Council Members Schroeder and Gordon are pushing to add an Energy Audit to the Truth In Housing disclosure. Here are the descriptions of the two residential proposals, one for rental property and the other for homeowners when they sell. For further information, see the link here: http://minneapolismn.gov/sustainability/buildings-energy/index.htm?utm_content=&utm_medium=email&utm_name=&utm_source=govdelivery&utm_term
Time-of-Rent Energy Disclosure
Proposal: require rental property owners to disclose energy use at time of rent.

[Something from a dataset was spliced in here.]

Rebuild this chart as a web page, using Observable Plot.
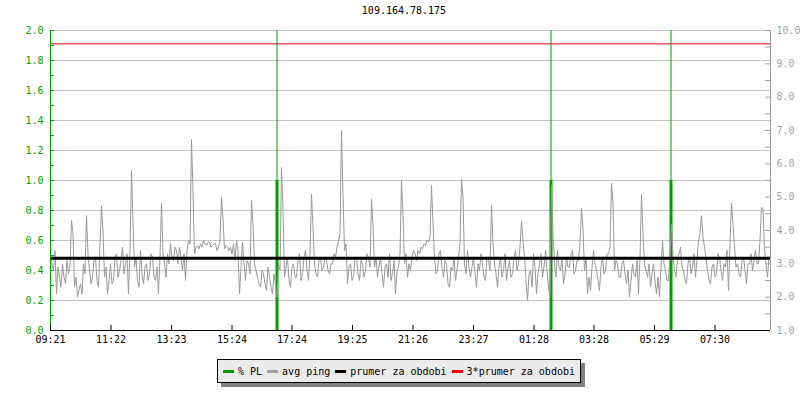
<!DOCTYPE html>
<html>
<head>
<meta charset="utf-8">
<script src="https://cdn.jsdelivr.net/npm/d3@7"></script>
<script src="https://cdn.jsdelivr.net/npm/@observablehq/plot@0.6"></script>
<style>
  html, body { margin: 0; padding: 0; background: #fff; }
  #wrap { position: relative; width: 800px; height: 400px; font-family: "DejaVu Sans Mono", monospace; }
  #title { position: absolute; top: 5px; left: 0; width: 808px; text-align: center; font-size: 10px; color: #000; }
  #chart { position: absolute; top: 0; left: 0; }
  #legend { position: absolute; left: 217px; top: 359px; width: 362px; height: 22px; background: #ebebeb;
            border: 1px solid #000; box-shadow: 4px 4px 0 #808080; display: flex; align-items: center;
            font-size: 10px; color: #000; box-sizing: content-box; }
  .item { display: flex; align-items: center; margin-left: 5px; white-space: pre; }
  .sw { width: 11px; height: 3px; margin-right: 4px; }
</style>
</head>
<body>
<div id="wrap">
  <div id="chart"></div>
  <div id="title"></div>
  <div id="legend"></div>
</div>
<script>
// ---- data ----
const titleText = "109.164.78.175";
const timeTickMinutes = [0, 121, 242, 363, 483, 604, 725, 846, 967, 1087, 1208, 1329];
const timeTickLabels = ["09:21", "11:22", "13:23", "15:24", "17:24", "19:25", "21:26", "23:27", "01:28", "03:28", "05:29", "07:30"];
const sampleMinutes = 3;   // spacing of avg ping samples (minutes)
const avgPing = [ // ms (right axis)
  3.3,3.0, 2.8,3.4, 2.1,2.9, 2.6,2.3, 3.0,2.6, 2.4,3.1, 2.7,2.9, 4.3,3.9, 2.3,2.6, 2.0,2.2,
  2.4,2.1, 3.0,2.7, 4.45,3.3, 2.8,2.4, 2.6,3.1, 3.2,2.5, 2.3,3.6, 4.72,4.0, 2.6,2.9, 2.1,2.5,
  3.0,2.4, 2.5,3.2, 3.3,2.6, 2.8,3.1, 3.5,2.7, 3.0,3.3, 2.1,3.4, 5.8,4.25, 2.9,3.2, 2.5,2.3,
  3.4,2.7, 2.4,2.9, 3.0,2.5, 2.7,3.3, 3.2,2.6, 2.5,2.9, 2.1,3.2, 4.82,3.3, 3.0,2.6, 3.3,3.0,
  3.6,3.2, 3.1,3.5, 3.4,3.0, 3.5,3.2, 2.8,3.3, 2.5,3.4, 3.7,3.6, 6.73,5.15, 3.3,3.5, 3.55,3.45,
  3.6,3.5, 3.7,3.6, 3.55,3.65, 3.65,3.5, 3.55,3.6, 3.6,3.4, 3.5,3.7, 5.0,4.35, 3.45,3.55, 3.5,3.4,
  3.5,3.3, 3.6,3.1, 3.7,3.4, 2.1,2.9, 3.65,3.0, 2.5,3.1, 3.0,2.7, 4.9,4.2, 3.0,2.8, 2.6,2.4,
  2.3,2.8, 2.7,2.4, 2.2,2.9, 2.6,2.3, 2.1,2.7, 2.4,2.0, 3.0,2.8, 5.9,4.6, 2.6,2.9, 3.2,2.5,
  2.3,2.9, 3.0,2.6, 2.6,3.1, 3.3,2.5, 2.7,3.2, 3.4,2.8, 2.5,3.3, 5.08,4.1, 3.0,2.7, 2.6,3.1,
  3.2,2.8, 2.9,3.2, 3.1,2.8, 2.7,3.0, 3.0,3.3, 3.2,3.5, 3.7,3.9, 7.0,5.1, 3.4,3.6, 2.4,2.9,
  3.0,2.5, 2.6,3.2, 3.2,2.7, 2.5,3.1, 3.0,2.6, 2.8,3.3, 3.2,2.9, 4.95,4.15, 2.9,3.2, 2.6,2.9,
  3.2,2.7, 2.3,2.9, 3.0,2.6, 3.3,2.5, 2.7,3.1, 2.1,2.8, 2.9,3.3, 5.5,4.45, 3.0,3.3, 2.6,3.0,
  2.8,3.2, 3.4,3.3, 3.1,3.4, 3.3,3.5, 3.45,3.6, 3.55,3.7, 3.65,3.8, 5.35,4.2, 3.2,2.7, 2.8,3.3,
  3.4,2.9, 2.6,3.1, 3.0,2.4, 2.3,2.9, 2.8,3.2, 2.5,2.8, 3.2,3.6, 5.55,5.0, 3.0,2.7, 3.4,2.9,
  2.6,2.9, 3.2,2.7, 2.3,3.0, 2.8,3.3, 3.0,2.6, 2.5,3.2, 3.1,2.8, 4.75,3.6, 3.0,2.7, 2.3,2.9,
  3.2,2.6, 2.8,3.3, 2.5,2.9, 3.1,2.6, 2.7,3.2, 3.4,2.8, 3.0,3.5, 4.28,3.7, 3.2,2.5, 1.9,2.7,
  2.8,2.3, 3.3,2.9, 2.1,2.7, 3.0,3.3, 2.6,2.9, 3.4,2.8, 2.3,2.0, 5.37,3.9, 3.0,2.6, 3.4,2.9,
  2.8,3.2, 2.4,2.7, 3.2,2.9, 2.9,3.3, 3.4,2.7, 2.8,3.1, 3.1,3.6, 4.68,4.05, 2.8,3.2, 2.1,2.6,
  2.2,2.9, 3.4,3.0, 2.8,2.5, 2.2,2.9, 3.2,2.7, 2.8,3.3, 3.3,3.5, 5.42,4.8, 2.8,3.1, 3.0,2.6,
  2.6,3.0, 3.1,2.7, 2.4,2.8, 2.0,2.5, 3.0,2.7, 2.6,3.1, 2.1,3.2, 5.08,3.9, 3.0,2.8, 2.6,3.0,
  2.3,2.7, 3.0,2.5, 2.1,2.6, 2.0,2.9, 3.7,3.0, 2.8,2.5, 2.5,3.2, 4.18,3.2, 2.8,2.6, 3.1,3.3,
  3.5,2.9, 2.8,2.5, 2.4,3.0, 3.2,2.7, 2.9,3.3, 2.6,3.1, 3.7,3.9, 4.45,3.8, 3.5,3.2, 2.8,2.5,
  2.4,2.9, 3.0,2.6, 2.7,3.3, 3.2,2.8, 2.5,3.0, 2.9,3.4, 2.2,3.6, 4.82,4.2, 3.5,2.9, 3.0,2.7,
  2.6,3.1, 3.2,2.8, 2.4,3.0, 3.0,3.3, 2.8,3.1, 3.4,3.0, 3.0,3.7, 4.7,4.65, 3.4,3.0, 2.6,3.2
];
const plMinutes = [453, 1001, 1241];   // packet-loss events
const plValue = [1.0, 1.0, 1.0];       // % PL (left axis)
const plPeak = [2.0, 2.0, 2.0];        // clipped peak (left axis)
const prumer = 3.17;                   // ms, average for period
const prumer3 = 9.6;                   // ms, 3*average line as drawn
const leftTicks = [0, 0.2, 0.4, 0.6, 0.8, 1.0, 1.2, 1.4, 1.6, 1.8, 2.0];
const leftMinorTicks = [0.1, 0.3, 0.5, 0.7, 0.9, 1.1, 1.3, 1.5, 1.7, 1.9];
const rightTicks = [1, 2, 3, 4, 5, 6, 7, 8, 9, 10];
const rightMinorTicks = [1.5, 2.5, 3.5, 4.5, 5.5, 6.5, 7.5, 8.5, 9.5];
const legendItems = [
  {label: "% PL", color: "#00a000"},
  {label: "avg ping", color: "#a0a0a0"},
  {label: "prumer za obdobi", color: "#000000"},
  {label: "3*prumer za obdobi", color: "#ee0000"}
];

// ---- helpers ----
const GREEN = "#00a000";
const msToLeft = ms => (ms - 1) / 4.5;   // right axis (1..10 ms) onto left axis (0..2)
const ping = avgPing.map((v, i) => ({t: i * sampleMinutes, v}));
const pl = plMinutes.map((t, i) => ({t, v: plValue[i], p: plPeak[i]}));

const chart = Plot.plot({
  width: 800, height: 400,
  marginLeft: 50, marginRight: 30, marginTop: 30, marginBottom: 70,
  x: {domain: [0, 1440], axis: null},
  y: {domain: [0, 2], axis: null},
  style: {fontFamily: "DejaVu Sans Mono", fontSize: "10px", background: "transparent", overflow: "visible"},
  marks: [
    Plot.ruleY(leftTicks.slice(1), {stroke: "#c4c4c4", strokeWidth: 1}),
    Plot.ruleY(leftTicks.concat(leftMinorTicks), {stroke: GREEN, insetRight: 716}),
    Plot.ruleY(rightTicks.concat(rightMinorTicks), {y: msToLeft, stroke: "#a0a0a0", insetLeft: 715}),
    Plot.ruleY([prumer3], {y: msToLeft, stroke: "#dd0000", strokeWidth: 1}),
    Plot.ruleX(pl, {x: "t", y1: 0, y2: "p", stroke: GREEN, strokeWidth: 1}),
    Plot.ruleX(pl, {x: "t", y1: 0, y2: "v", stroke: GREEN, strokeWidth: 3}),
    Plot.line(ping, {x: "t", y: d => msToLeft(d.v), stroke: "#999999", strokeWidth: 1}),
    Plot.ruleY([prumer], {y: msToLeft, stroke: "#000", strokeWidth: 3}),
    Plot.ruleX([0], {stroke: GREEN}),
    Plot.ruleX([1440], {stroke: "#a0a0a0"}),
    Plot.ruleY([0], {stroke: "#000"}),
    Plot.ruleX(timeTickMinutes, {stroke: "#000", insetTop: 295}),
    Plot.axisX(timeTickMinutes, {tickSize: 0, tickPadding: 5, fill: "#000", label: null,
      tickFormat: d => timeTickLabels[timeTickMinutes.indexOf(d)]}),
    Plot.axisY(leftTicks, {anchor: "left", tickSize: 0, tickPadding: 7, fill: GREEN, label: null,
      tickFormat: d => d.toFixed(1)}),
    Plot.axisY(rightTicks.map(msToLeft), {anchor: "right", tickSize: 0, tickPadding: 6, fill: "#a0a0a0", label: null,
      tickFormat: d => (1 + d * 4.5).toFixed(1)})
  ]
});
document.getElementById("chart").appendChild(chart);
document.getElementById("title").textContent = titleText;

const legend = document.getElementById("legend");
for (const it of legendItems) {
  const el = document.createElement("div");
  el.className = "item";
  const sw = document.createElement("div");
  sw.className = "sw";
  sw.style.background = it.color;
  el.appendChild(sw);
  el.appendChild(document.createTextNode(it.label));
  legend.appendChild(el);
}
</script>
</body>
</html>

Renters comprise over half of Minneapolis’ population, and these residents are most vulnerable togeneral housing instability and volatility in housing costs (rent, utilities, etc.). By requiring landlords to provide average per-unit energy use at time of lease renters would have upfront insight into the actual total housing costs of a given building.
It would also create an implicit incentive for building owners to make energy efficiency upgrades that lower utility bills – something that is currently missing for the large number of properties where landlords pass energy costs on to residents. And while it is true that this data can fluctuate based on individual behavior, this policy would encourage residents to be aware of their energy use.
This policy carries benefit for every renter. However it is important to consider its acute impact on low- wealth households – those who live in our least-efficient housing stock, for whom high energy bills can drive their housing cost burden well beyond their means. Understanding energy costs at point of lease can protect these households from unexpected increases in total housing costs.
Time of Sale Energy Disclosure
Proposal: include energy efficiency information in Truth In Sale of Housing (TISH) inspections.
Time of sale energy disclosure will promote energy awareness among residents, allow the City to track residential efficiency, and incentivize energy projects that will help reach the City’s carbon reduction goals. Utilizing TISH for energy disclosure allows for efficient implementation that will lower costs for both the City and the seller, rather than a separate inspection requirement like in Portland, OR.
The energy information provided will help inform the market of the total cost of ownership, and may encourage sellers to pursue energy efficiency upgrades to give themselves a market advantage – which will also help reach our carbon reduction goals. This measure is especially significant in the Minneapolis market, where 70% of homes lack adequate insulation – one of the most impactful efficiency projects, in terms of both cost and energy savings.